## Dataset excerpt
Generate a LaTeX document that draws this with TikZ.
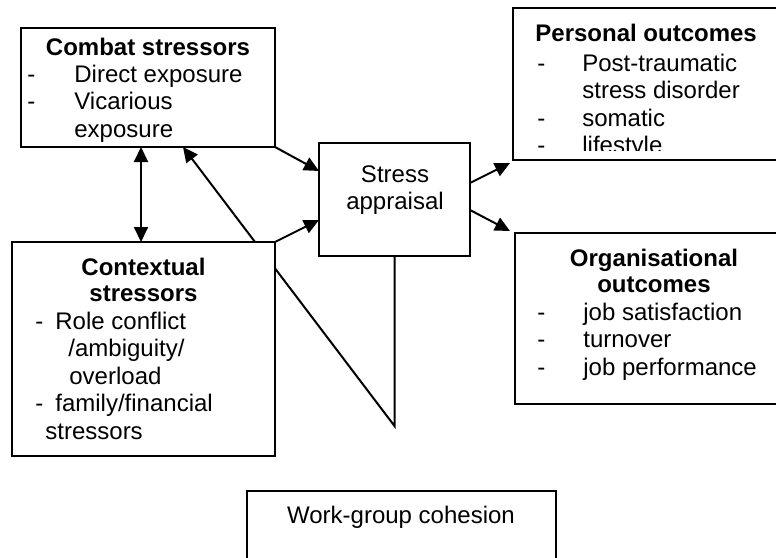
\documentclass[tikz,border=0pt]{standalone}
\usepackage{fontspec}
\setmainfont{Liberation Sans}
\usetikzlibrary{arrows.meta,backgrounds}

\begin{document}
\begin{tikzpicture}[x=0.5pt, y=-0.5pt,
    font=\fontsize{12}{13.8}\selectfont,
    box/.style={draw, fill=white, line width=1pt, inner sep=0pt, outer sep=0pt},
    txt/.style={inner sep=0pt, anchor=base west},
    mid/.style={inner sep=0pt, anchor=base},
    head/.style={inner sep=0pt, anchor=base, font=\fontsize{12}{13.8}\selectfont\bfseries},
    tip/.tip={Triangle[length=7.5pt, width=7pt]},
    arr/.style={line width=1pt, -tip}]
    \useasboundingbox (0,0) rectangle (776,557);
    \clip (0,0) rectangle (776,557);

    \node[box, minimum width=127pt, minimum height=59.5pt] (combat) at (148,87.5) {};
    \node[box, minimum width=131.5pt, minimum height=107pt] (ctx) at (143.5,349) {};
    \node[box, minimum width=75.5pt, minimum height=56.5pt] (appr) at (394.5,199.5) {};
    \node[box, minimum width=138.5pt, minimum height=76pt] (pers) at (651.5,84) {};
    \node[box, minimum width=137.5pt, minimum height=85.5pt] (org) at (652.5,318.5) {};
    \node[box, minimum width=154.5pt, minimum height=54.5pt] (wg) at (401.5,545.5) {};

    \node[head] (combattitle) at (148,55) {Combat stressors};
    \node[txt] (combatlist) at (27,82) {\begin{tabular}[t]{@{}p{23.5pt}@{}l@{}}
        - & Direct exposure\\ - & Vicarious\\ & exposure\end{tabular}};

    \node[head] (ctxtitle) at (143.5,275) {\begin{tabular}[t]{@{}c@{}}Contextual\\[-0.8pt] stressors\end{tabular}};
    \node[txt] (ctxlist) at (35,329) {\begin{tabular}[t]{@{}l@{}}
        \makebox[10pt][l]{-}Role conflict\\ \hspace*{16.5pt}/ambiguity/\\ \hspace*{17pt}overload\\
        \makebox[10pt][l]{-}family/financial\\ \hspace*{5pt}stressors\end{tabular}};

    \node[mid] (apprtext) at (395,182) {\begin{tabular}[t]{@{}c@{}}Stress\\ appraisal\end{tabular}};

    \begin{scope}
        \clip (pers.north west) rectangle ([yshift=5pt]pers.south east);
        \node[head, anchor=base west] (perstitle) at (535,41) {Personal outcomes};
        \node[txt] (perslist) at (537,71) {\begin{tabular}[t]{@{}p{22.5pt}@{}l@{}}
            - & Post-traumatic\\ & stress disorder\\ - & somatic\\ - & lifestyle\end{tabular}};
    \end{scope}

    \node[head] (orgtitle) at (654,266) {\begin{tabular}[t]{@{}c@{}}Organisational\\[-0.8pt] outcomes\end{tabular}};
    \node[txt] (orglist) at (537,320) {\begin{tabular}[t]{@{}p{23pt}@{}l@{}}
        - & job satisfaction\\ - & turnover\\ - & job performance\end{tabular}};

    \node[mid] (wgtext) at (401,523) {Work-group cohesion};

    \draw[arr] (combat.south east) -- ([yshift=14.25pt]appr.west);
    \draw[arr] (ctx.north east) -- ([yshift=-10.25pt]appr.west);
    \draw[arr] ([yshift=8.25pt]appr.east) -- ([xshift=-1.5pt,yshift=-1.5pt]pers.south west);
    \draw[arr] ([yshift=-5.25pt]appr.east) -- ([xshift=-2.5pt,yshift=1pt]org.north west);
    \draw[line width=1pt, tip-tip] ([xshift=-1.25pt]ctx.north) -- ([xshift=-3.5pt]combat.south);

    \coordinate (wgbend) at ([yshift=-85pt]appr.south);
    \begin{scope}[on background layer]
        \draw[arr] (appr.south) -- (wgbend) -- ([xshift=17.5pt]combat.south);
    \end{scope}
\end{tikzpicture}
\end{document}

## Given problem
Except for the pictures, give all the material above again verbatim.

## Solution below
Generate a LaTeX document that draws this with TikZ.
\documentclass[tikz,border=0pt]{standalone}
\usepackage{fontspec}
\setmainfont{Liberation Sans}
\usetikzlibrary{arrows.meta,backgrounds}

\begin{document}
\begin{tikzpicture}[x=0.5pt, y=-0.5pt,
    font=\fontsize{12}{13.8}\selectfont,
    box/.style={draw, fill=white, line width=1pt, inner sep=0pt, outer sep=0pt},
    txt/.style={inner sep=0pt, anchor=base west},
    mid/.style={inner sep=0pt, anchor=base},
    head/.style={inner sep=0pt, anchor=base, font=\fontsize{12}{13.8}\selectfont\bfseries},
    tip/.tip={Triangle[length=7.5pt, width=7pt]},
    arr/.style={line width=1pt, -tip}]
    \useasboundingbox (0,0) rectangle (776,557);
    \clip (0,0) rectangle (776,557);

    \node[box, minimum width=127pt, minimum height=59.5pt] (combat) at (148,87.5) {};
    \node[box, minimum width=131.5pt, minimum height=107pt] (ctx) at (143.5,349) {};
    \node[box, minimum width=75.5pt, minimum height=56.5pt] (appr) at (394.5,199.5) {};
    \node[box, minimum width=138.5pt, minimum height=76pt] (pers) at (651.5,84) {};
    \node[box, minimum width=137.5pt, minimum height=85.5pt] (org) at (652.5,318.5) {};
    \node[box, minimum width=154.5pt, minimum height=54.5pt] (wg) at (401.5,545.5) {};

    \node[head] (combattitle) at (148,55) {Combat stressors};
    \node[txt] (combatlist) at (27,82) {\begin{tabular}[t]{@{}p{23.5pt}@{}l@{}}
        - & Direct exposure\\ - & Vicarious\\ & exposure\end{tabular}};

    \node[head] (ctxtitle) at (143.5,275) {\begin{tabular}[t]{@{}c@{}}Contextual\\[-0.8pt] stressors\end{tabular}};
    \node[txt] (ctxlist) at (35,329) {\begin{tabular}[t]{@{}l@{}}
        \makebox[10pt][l]{-}Role conflict\\ \hspace*{16.5pt}/ambiguity/\\ \hspace*{17pt}overload\\
        \makebox[10pt][l]{-}family/financial\\ \hspace*{5pt}stressors\end{tabular}};

    \node[mid] (apprtext) at (395,182) {\begin{tabular}[t]{@{}c@{}}Stress\\ appraisal\end{tabular}};

    \begin{scope}
        \clip (pers.north west) rectangle ([yshift=5pt]pers.south east);
        \node[head, anchor=base west] (perstitle) at (535,41) {Personal outcomes};
        \node[txt] (perslist) at (537,71) {\begin{tabular}[t]{@{}p{22.5pt}@{}l@{}}
            - & Post-traumatic\\ & stress disorder\\ - & somatic\\ - & lifestyle\end{tabular}};
    \end{scope}

    \node[head] (orgtitle) at (654,266) {\begin{tabular}[t]{@{}c@{}}Organisational\\[-0.8pt] outcomes\end{tabular}};
    \node[txt] (orglist) at (537,320) {\begin{tabular}[t]{@{}p{23pt}@{}l@{}}
        - & job satisfaction\\ - & turnover\\ - & job performance\end{tabular}};

    \node[mid] (wgtext) at (401,523) {Work-group cohesion};

    \draw[arr] (combat.south east) -- ([yshift=14.25pt]appr.west);
    \draw[arr] (ctx.north east) -- ([yshift=-10.25pt]appr.west);
    \draw[arr] ([yshift=8.25pt]appr.east) -- ([xshift=-1.5pt,yshift=-1.5pt]pers.south west);
    \draw[arr] ([yshift=-5.25pt]appr.east) -- ([xshift=-2.5pt,yshift=1pt]org.north west);
    \draw[line width=1pt, tip-tip] ([xshift=-1.25pt]ctx.north) -- ([xshift=-3.5pt]combat.south);

    \coordinate (wgbend) at ([yshift=-85pt]appr.south);
    \begin{scope}[on background layer]
        \draw[arr] (appr.south) -- (wgbend) -- ([xshift=17.5pt]combat.south);
    \end{scope}
\end{tikzpicture}
\end{document}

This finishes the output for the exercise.